Bro

I can remember when the prospect of a beer festival was not accompanied by a sense of dread and foreboding. A handful of years ago, the number of local breweries was nowhere near the century mark, and the entire scene still had a bit of an innocent, niche quality to it. There were new breweries to discover, friends to meet and interesting, one-off beers to sip and contemplate. At the risk of sounding like a jaded, moustache-twirling hipster lamenting craft beer’s catapult into the mainstream, it has got to be said: This shit has gotten way out of control.

Festivals were once few and far between, rare opportunities to sample specialty beer only brewed for the occasion. Today, it is not uncommon for breweries to truck out the same beers sold at Vons or 7-Eleven. It makes a certain amount of sense. It must be tiring explaining the nuances of barrel-aged Kopi Luwak coffee stout with toasted coconut and golden fairy dust to barely upright dude-bros just looking for the highest ABV beer to crush. Why waste good product?

Last year, the men’s room at a Balboa Park museum was converted into a veritable vomitorium by the third hour of an unlimited-pour festival I attended. Later, during the summer, as a volunteer server at an outdoor festival, I witnessed this bad behavior from a pair of stone-sober eyes. Lines of red-faced, boisterous inebriates snaked from each station. Many cared little for my description of what I was pouring, their only concern was that I “top er’ off, bro!” The final insult, just before last call, was when a fellow volunteer stumbled to my station to brag about ditching his hours and drinking all day, for free.

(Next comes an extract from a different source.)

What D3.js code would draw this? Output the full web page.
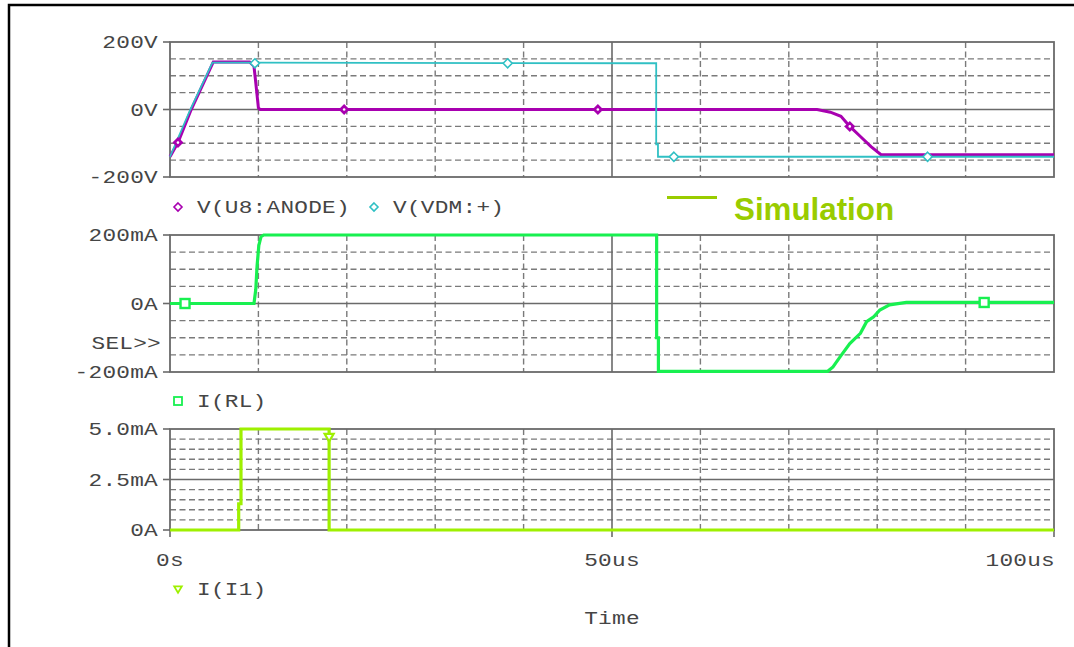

Before ponying up for the next fest to catch your eye, ask yourself the following questions:

1. Are there unlimited pours, and are the tickets reasonably priced?

This is a big red flag. Any respectable festival will have a punch-card tally system for pours, or, if unlimited, be discriminatingly expensive. That premium is to keep the binge-drinking proletariat out, and is worth every penny.

2. Is there a theme to the festival?

A specialty fest will attract a specialty audience. A general fest will attract a general audience. You are so warned.

3. Who is organizing the festival?

Not all festival organizers are trying to cram their space with sweaty drunkards. A little Google research can go a long way in forewarning what type of festival is on the horizon.

The devolution of the beer fest is not an unavoidable effect of craft beer going mainstream. Organizers should be cognizant of over-selling their events and of over-pouring their patrons. Until they are reined in, either legislatively or by their own volition, the onus is on consumers to be aware of the type of event they’re attending. Without organizers taking responsibility beyond the mere collection of entrance fees, the popularity of festivals may continue to rise, and the quality will continue to fall.